Reverence is a dangerous thing

I was eight when I committed my first crime of insolence against an adult. A Reverend came calling on my parents and I walked up to him and extended my right hand for a firm handshake. He was aghast.

Saturday, September 30, 2017

I was eight when I committed my first crime of insolence against an adult. A Reverend came calling on my parents and I walked up to him and extended my right hand for a firm handshake. He was aghast.

He gripped my right shoulder and my right hand and attempted to push me to the ground so I could kneel but I wouldn’t budge.

I turned around to walk away but I found my mother’s face plastered with embarrassment and rage. My knees finally wobbled and then buckled.
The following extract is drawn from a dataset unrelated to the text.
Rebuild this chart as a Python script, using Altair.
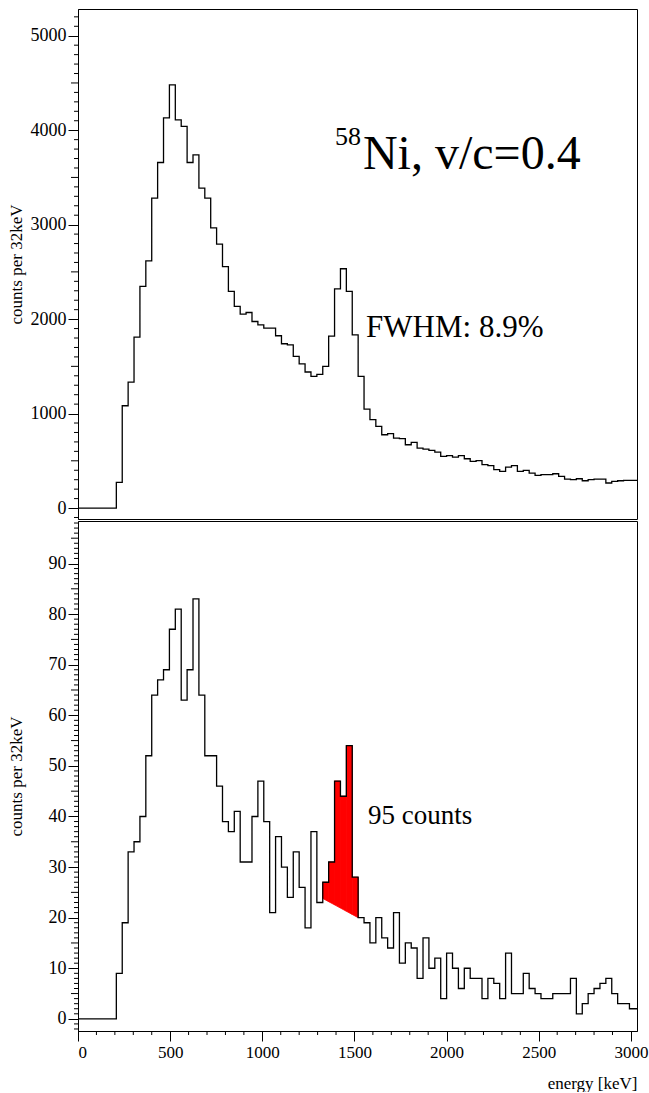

That night, I picked the weapon that my mother used against my behind. She said she couldn’t stand to raise an uncultured child.
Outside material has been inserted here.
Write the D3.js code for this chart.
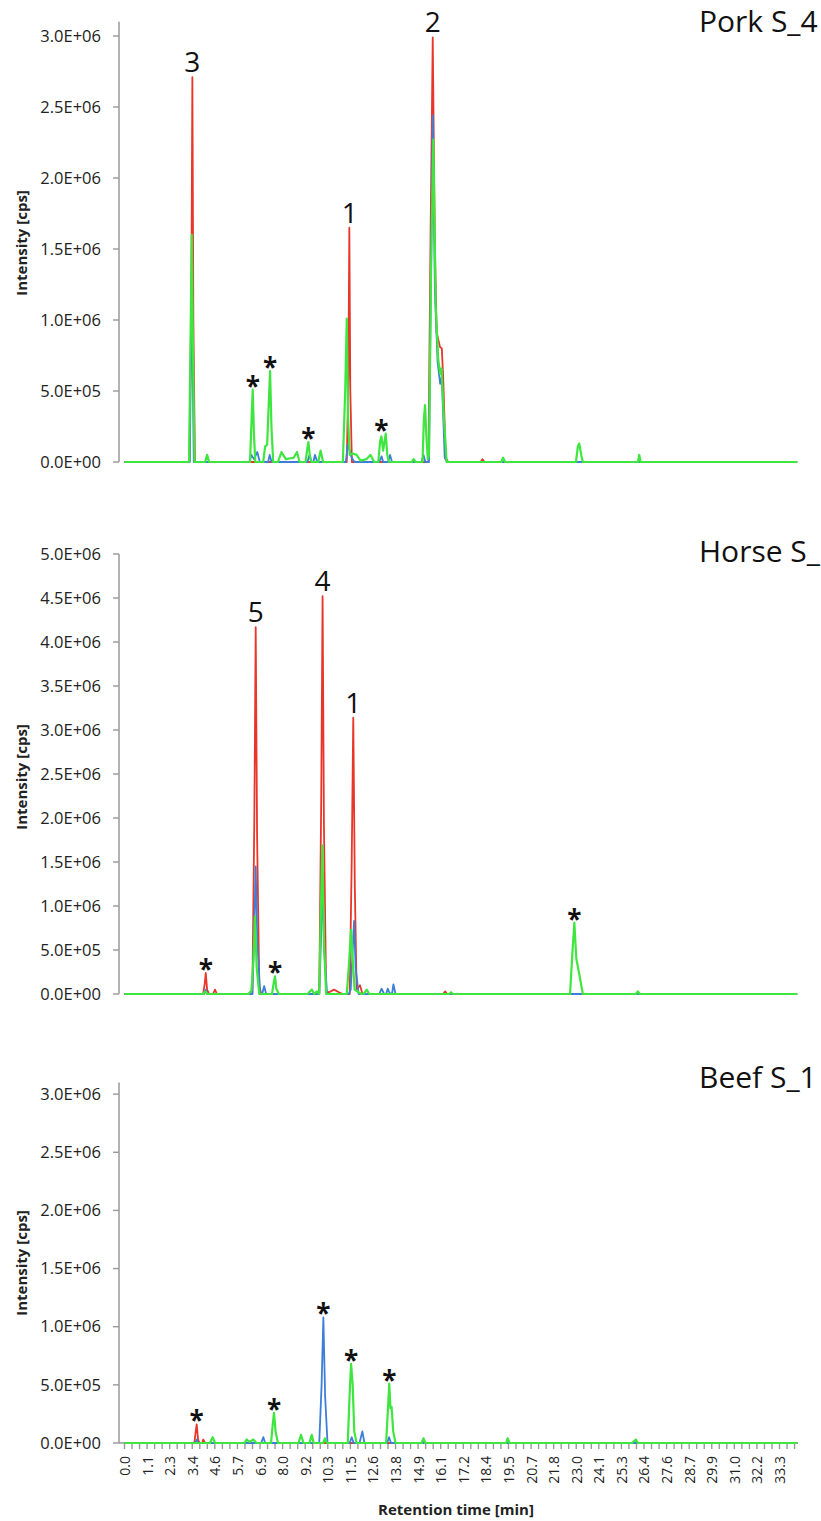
<!DOCTYPE html>
<html>
<head>
<meta charset="utf-8">
<script src="https://cdn.jsdelivr.net/npm/d3@7"></script>
<style>
  body { margin: 0; background: #fff; }
  svg { display: block; font-family: "Open Sans", sans-serif; }
</style>
</head>
<body>
<svg id="chart" width="821" height="1521"></svg>
<script>
// ---- data: [retention time (min), intensity (cps)]
const porkRed = [[0,0],[3.30,0],[3.40,1.2e6],[3.45,2.71e6],[3.50,1.0e6],[3.58,0],
  [11.30,0],[11.38,0.6e6],[11.43,1.65e6],[11.48,0.5e6],[11.56,0],
  [15.45,0],[15.56,1.6e6],[15.67,2.99e6],[15.78,1.5e6],[15.87,0.91e6],[16.04,0.81e6],[16.13,0.80e6],[16.20,0.6e6],[16.33,0.03e6],[16.45,0],
  [18.1,0],[18.2,0.02e6],[18.3,0],[34.2,0]];
const porkBlue = [[0,0],[3.32,0],[3.42,1.3e6],[3.52,0],
  [6.35,0],[6.45,0.05e6],[6.58,0.02e6],[6.75,0.07e6],[6.88,0],
  [7.3,0],[7.38,0.05e6],[7.48,0],
  [9.3,0],[9.4,0.05e6],[9.5,0],[9.6,0],[9.68,0.05e6],[9.8,0],
  [11.25,0],[11.35,0.12e6],[11.45,0.08e6],[11.55,0.03e6],[11.7,0],
  [12.95,0],[13.07,0.04e6],[13.15,0],[13.4,0],[13.5,0.05e6],[13.6,0],
  [15.1,0],[15.2,0.05e6],[15.3,0],
  [15.48,0],[15.58,1.3e6],[15.67,2.44e6],[15.78,1.2e6],[15.92,0.7e6],[16.05,0.55e6],[16.13,0.6e6],[16.28,0.03e6],[16.4,0],
  [34.2,0]];
const porkGreen = [[0,0],[3.28,0],[3.36,0.9e6],[3.42,1.6e6],[3.48,0.8e6],[3.56,0],
  [4.1,0],[4.2,0.05e6],[4.3,0],
  [6.38,0],[6.46,0.3e6],[6.52,0.51e6],[6.58,0.2e6],[6.65,0],
  [7.05,0],[7.15,0.11e6],[7.25,0.12e6],[7.33,0.4e6],[7.40,0.64e6],[7.47,0.25e6],[7.56,0],
  [7.8,0],[7.98,0.07e6],[8.2,0.02e6],[8.6,0.03e6],[8.77,0.07e6],[8.9,0],
  [9.2,0],[9.3,0.1e6],[9.35,0.14e6],[9.42,0.05e6],[9.5,0],
  [9.85,0],[9.97,0.08e6],[10.1,0],
  [11.1,0],[11.22,0.5e6],[11.30,1.01e6],[11.37,0.3e6],[11.45,0.05e6],[11.6,0.06e6],[11.8,0.05e6],[12.0,0.01e6],[12.3,0.02e6],[12.5,0.05e6],[12.7,0],
  [12.9,0],[13.0,0.15e6],[13.06,0.18e6],[13.15,0.08e6],[13.28,0.2e6],[13.36,0.05e6],[13.45,0],
  [14.6,0],[14.7,0.02e6],[14.8,0],
  [15.15,0],[15.22,0.3e6],[15.28,0.40e6],[15.34,0.2e6],[15.42,0.02e6],[15.48,0.05e6],[15.58,1.3e6],[15.70,2.27e6],[15.82,1.1e6],[15.95,0.72e6],[16.05,0.62e6],[16.12,0.66e6],[16.22,0.35e6],[16.38,0],
  [19.15,0],[19.25,0.03e6],[19.35,0],
  [22.95,0],[23.05,0.11e6],[23.12,0.13e6],[23.22,0.05e6],[23.3,0],
  [26.1,0],[26.17,0.05e6],[26.24,0],[34.2,0]];

const horseRed = [[0,0],[4.0,0],[4.08,0.12e6],[4.13,0.24e6],[4.2,0.05e6],[4.3,0],
  [4.5,0],[4.6,0.05e6],[4.7,0],
  [6.5,0],[6.6,2.0e6],[6.67,4.17e6],[6.74,1.8e6],[6.85,0.1e6],[6.95,0],
  [9.9,0],[10.0,2.2e6],[10.07,4.52e6],[10.14,1.9e6],[10.25,0.02e6],[10.4,0.02e6],[10.65,0.05e6],[10.9,0.02e6],[11.1,0],
  [11.45,0],[11.55,1.5e6],[11.63,3.14e6],[11.71,1.2e6],[11.8,0.05e6],[11.97,0.1e6],[12.1,0],
  [16.2,0],[16.3,0.03e6],[16.4,0],[34.2,0]];
const horseBlue = [[0,0],[4.05,0],[4.13,0.05e6],[4.2,0],
  [6.5,0],[6.6,0.8e6],[6.67,1.45e6],[6.75,0.6e6],[6.9,0],
  [7.0,0],[7.1,0.09e6],[7.2,0],
  [9.9,0],[10.0,0.7e6],[10.07,1.3e6],[10.15,0.5e6],[10.3,0],
  [11.4,0],[11.5,0.05e6],[11.6,0.5e6],[11.67,0.83e6],[11.75,0.3e6],[11.9,0],
  [12.95,0],[13.07,0.06e6],[13.2,0],[13.3,0],[13.38,0.06e6],[13.48,0.01e6],[13.6,0],[13.67,0.11e6],[13.78,0],
  [34.2,0]];
const horseGreen = [[0,0],[4.0,0],[4.1,0.03e6],[4.2,0],
  [6.3,0],[6.45,0.04e6],[6.56,0.4e6],[6.63,0.88e6],[6.72,0.3e6],[6.85,0],
  [7.5,0],[7.58,0.12e6],[7.65,0.2e6],[7.72,0.06e6],[7.85,0],
  [9.3,0],[9.52,0.05e6],[9.65,0],[9.77,0.03e6],[9.9,0],
  [9.97,0.8e6],[10.06,1.69e6],[10.14,0.6e6],[10.25,0],
  [11.3,0],[11.4,0.3e6],[11.52,0.73e6],[11.6,0.4e6],[11.7,0.05e6],[11.9,0.02e6],[12.05,0],[12.2,0.01e6],[12.31,0.05e6],[12.45,0],
  [16.5,0],[16.6,0.02e6],[16.7,0],
  [22.65,0],[22.78,0.5e6],[22.87,0.81e6],[22.97,0.4e6],[23.1,0.25e6],[23.3,0],
  [26.0,0],[26.1,0.03e6],[26.2,0],[34.2,0]];

const beefRed = [[0,0],[3.55,0],[3.62,0.1e6],[3.67,0.16e6],[3.74,0.03e6],[3.82,0],
  [3.95,0],[4.0,0.03e6],[4.1,0],[34.2,0]];
const beefBlue = [[0,0],[3.6,0],[3.67,0.03e6],[3.75,0],
  [6.95,0],[7.06,0.05e6],[7.15,0],
  [9.9,0],[10.02,0.5e6],[10.11,1.08e6],[10.2,0.4e6],[10.32,0],
  [11.45,0],[11.55,0.05e6],[11.65,0],
  [11.95,0],[12.09,0.1e6],[12.2,0],
  [13.35,0],[13.45,0.05e6],[13.55,0],[34.2,0]];
const beefGreen = [[0,0],[4.35,0],[4.48,0.05e6],[4.6,0],
  [6.1,0],[6.21,0.03e6],[6.35,0.01e6],[6.55,0.03e6],[6.7,0],
  [7.45,0],[7.53,0.15e6],[7.60,0.26e6],[7.68,0.1e6],[7.8,0],
  [8.85,0],[8.97,0.07e6],[9.1,0],[9.4,0],[9.52,0.07e6],[9.62,0],
  [10.1,0],[10.19,0.04e6],[10.3,0],
  [11.35,0],[11.44,0.4e6],[11.52,0.68e6],[11.6,0.5e6],[11.68,0.1e6],[11.8,0],
  [13.3,0],[13.38,0.25e6],[13.46,0.51e6],[13.52,0.3e6],[13.58,0.31e6],[13.66,0.1e6],[13.78,0],
  [15.1,0],[15.2,0.04e6],[15.3,0],
  [19.4,0],[19.48,0.04e6],[19.58,0],
  [25.8,0],[26.0,0.03e6],[26.1,0],[34.2,0]];

// peak annotations: [label, time, peak intensity]
const porkMarks = [["3",3.45,2.71e6],["1",11.45,1.65e6],["2",15.67,2.99e6],
  ["*",6.52,0.51e6],["*",7.40,0.64e6],["*",9.35,0.14e6],["*",13.06,0.2e6]];
const horseMarks = [["5",6.67,4.17e6],["4",10.07,4.52e6],["1",11.63,3.14e6],
  ["*",4.13,0.24e6],["*",7.65,0.2e6],["*",22.87,0.81e6]];
const beefMarks = [["*",3.67,0.16e6],["*",7.60,0.26e6],["*",10.11,1.08e6],["*",11.52,0.68e6],["*",13.46,0.51e6]];

const porkTicks = [0,0.5e6,1.0e6,1.5e6,2.0e6,2.5e6,3.0e6];
const horseTicks = [0,0.5e6,1.0e6,1.5e6,2.0e6,2.5e6,3.0e6,3.5e6,4.0e6,4.5e6,5.0e6];
const beefTicks = porkTicks;

const timeLabels = ["0.0","1.1","2.3","3.4","4.6","5.7","6.9","8.0","9.2","10.3","11.5","12.6","13.8","14.9","16.1",
  "17.2","18.4","19.5","20.7","21.8","23.0","24.1","25.3","26.4","27.6","28.7","29.9","31.0","32.2","33.3"];
const labelStep = 33.3 / 29;

const colors = { red: "#e8362a", blue: "#3d7fd8", green: "#3fe63f" };

// ---- layout
const svg = d3.select("#chart");
const x = d3.scaleLinear().domain([-0.28, 34.24]).range([119, 798]);

const panels = [
  { title: "Pork S_4", red: porkRed, blue: porkBlue, green: porkGreen, marks: porkMarks, ticks: porkTicks, yMax: 3.1e6, y0: 462, y1: 21.8, titleY: 32, labelY: 243 },
  { title: "Horse S_", red: horseRed, blue: horseBlue, green: horseGreen, marks: horseMarks, ticks: horseTicks, yMax: 5.0e6, y0: 994, y1: 554, titleY: 562, labelY: 777 },
  { title: "Beef S_1", red: beefRed, blue: beefBlue, green: beefGreen, marks: beefMarks, ticks: beefTicks, yMax: 3.1e6, y0: 1443, y1: 1082.5, titleY: 1088, labelY: 1263, xAxis: true }
];

const fmt = v => {
  if (v === 0) return "0.0E+00";
  const e = Math.floor(Math.log10(v));
  return (v / Math.pow(10, e)).toFixed(1) + "E+" + String(e).padStart(2, "0");
};

panels.forEach(p => {
  const y = d3.scaleLinear().domain([0, p.yMax]).range([p.y0, p.y1]);
  const g = svg.append("g");

  // x axis: only the bottom panel carries ticks and labels
  if (p.xAxis) {
    const nTicks = Math.floor(34.24 / (labelStep / 3));
    const tickT = d3.range(0, nTicks + 1).map(k => k * labelStep / 3);
    g.append("line").attr("x1", 119).attr("x2", 798).attr("y1", p.y0).attr("y2", p.y0)
      .attr("stroke", "#999").attr("stroke-width", 1.5);
    g.selectAll(".xtick").data(tickT).join("line").attr("class", "xtick")
      .attr("x1", d => x(d)).attr("x2", d => x(d)).attr("y1", p.y0).attr("y2", p.y0 + 6)
      .attr("stroke", "#999").attr("stroke-width", 1.4);
    g.selectAll(".xlab").data(timeLabels).join("text").attr("class", "xlab")
      .attr("transform", (d, i) => `translate(${x(i * labelStep)},${p.y0 + 13}) rotate(-90)`)
      .attr("text-anchor", "end").attr("dominant-baseline", "central")
      .style("font-size", "14px").attr("fill", "#222").text(d => d);
    svg.append("text").attr("x", 456).attr("y", 1515).attr("text-anchor", "middle")
      .style("font-size", "15px").attr("font-weight", "bold").attr("fill", "#222").text("Retention time [min]");
  }

  // y axis
  g.append("line").attr("x1", 119).attr("x2", 119).attr("y1", p.y0).attr("y2", p.y1)
    .attr("stroke", "#999").attr("stroke-width", 1.5);
  g.selectAll(".ytick").data(p.ticks).join("line").attr("class", "ytick")
    .attr("x1", 113).attr("x2", 119).attr("y1", d => y(d)).attr("y2", d => y(d))
    .attr("stroke", "#999").attr("stroke-width", 1.4);
  g.selectAll(".ylab").data(p.ticks).join("text").attr("class", "ylab")
    .attr("x", 101).attr("y", d => y(d)).attr("dy", "0.35em")
    .attr("text-anchor", "end").style("font-size", "16.5px").attr("fill", "#222").text(fmt);

  g.append("text").attr("transform", `translate(27,${p.labelY}) rotate(-90)`)
    .attr("text-anchor", "middle").style("font-size", "15px").attr("font-weight", "bold").attr("fill", "#222")
    .text("Intensity [cps]");

  // traces, green drawn last so it sits on top
  const line = d3.line().x(d => x(d[0])).y(d => y(d[1]));
  [["red", p.red], ["blue", p.blue], ["green", p.green]].forEach(([c, data]) => {
    g.append("path").attr("d", line(data)).attr("fill", "none")
      .attr("stroke", colors[c]).attr("stroke-width", c === "green" ? 2.2 : 1.8)
      .attr("stroke-linejoin", "round");
  });

  // peak labels
  g.selectAll(".mark").data(p.marks).join("text").attr("class", "mark")
    .attr("x", d => x(d[1]))
    .attr("y", d => d[0] === "*" ? y(d[2]) + 6 : y(d[2]) - 5)
    .attr("text-anchor", "middle")
    .style("font-size", d => d[0] === "*" ? "26px" : "28px")
    .attr("font-weight", d => d[0] === "*" ? "bold" : "normal")
    .attr("fill", "#111").text(d => d[0]);

  svg.append("text").attr("x", 699).attr("y", p.titleY).style("font-size", "30px").attr("fill", "#111").text(p.title);
});
</script>
</body>
</html>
But we don’t kneel to greet people in my culture. So my real crime was that I didn’t give in to the whims of an adult even though he was a stranger.

I was young and now I’m relatively old, and although I don’t know everything, I know that my mother and many parents of past generations got it wrong.
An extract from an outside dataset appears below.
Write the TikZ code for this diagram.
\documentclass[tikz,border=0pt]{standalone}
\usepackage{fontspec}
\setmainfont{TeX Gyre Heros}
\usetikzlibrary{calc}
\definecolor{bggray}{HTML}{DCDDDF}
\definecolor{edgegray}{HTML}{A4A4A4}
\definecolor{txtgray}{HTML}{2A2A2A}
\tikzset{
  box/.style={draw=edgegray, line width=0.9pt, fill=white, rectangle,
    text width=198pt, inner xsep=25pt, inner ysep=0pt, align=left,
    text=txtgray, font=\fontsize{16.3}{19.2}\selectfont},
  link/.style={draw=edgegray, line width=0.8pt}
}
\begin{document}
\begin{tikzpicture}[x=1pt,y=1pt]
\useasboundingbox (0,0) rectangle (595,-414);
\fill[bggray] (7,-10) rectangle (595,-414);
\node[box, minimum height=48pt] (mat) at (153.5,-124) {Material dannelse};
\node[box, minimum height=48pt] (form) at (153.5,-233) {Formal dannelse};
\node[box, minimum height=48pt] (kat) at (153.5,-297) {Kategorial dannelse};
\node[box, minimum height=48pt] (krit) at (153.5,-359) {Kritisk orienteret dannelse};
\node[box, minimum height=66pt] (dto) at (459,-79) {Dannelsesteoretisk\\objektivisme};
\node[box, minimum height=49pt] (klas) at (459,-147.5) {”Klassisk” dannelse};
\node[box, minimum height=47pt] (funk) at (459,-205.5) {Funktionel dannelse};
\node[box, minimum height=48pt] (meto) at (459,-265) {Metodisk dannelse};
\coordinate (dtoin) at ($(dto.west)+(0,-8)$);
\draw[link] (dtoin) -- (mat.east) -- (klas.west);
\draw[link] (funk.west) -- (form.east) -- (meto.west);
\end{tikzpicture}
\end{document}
They wanted to raise respectful children. So they stifled any semblance of rebellion against adults. You couldn’t speak freely. You couldn’t question opinions, decisions and instructions. If you were told to jump, you simply asked: "how high?”

Unbeknownst to the parents, what they were promoting wasn’t respect but unquestioning reverence.

Reverence is a dangerous thing. It gives the receiver unequivocal power and authority, which often leads to arrogance and a sense of indispensability. Entire countries have been held hostage by politicians who think that they know best and they can’t stand to be corrected. This is a major ingredient for dictatorship and oppression.

At family level, oppression can come from the fact that a woman can’t stand up for herself against emotional abuse from the father-in-law whose name she is culturally barred from mentioning. Oppression can be in form of the countless episodes of child molestation that go unreported because a child is being violated by the uncle he is supposed to revere so much so that he greets him without looking him in the eye.

When children are brought up to unhesitatingly revere adults or people in positions of authority, they later turn into adult Christians who defend to death their pastors’ right to live luxurious lifestyles off the sweat of their flock.

They turn into complacent adults who live mediocre lives because they have been gagged so they think it’s wrong to challenge or change the norm.

So if God grants me children, I will instill respect but I will be keen on discouraging reverence.

I will tell them to speak up when they feel that they are being misled. I will tell them to question instructions instead of following sheepishly. I will tell my children to speak out and defend their words and actions instead of biting their tongues to protect other people’s egos.

I will tell my children that no one is un doubtable because everyone is fallible.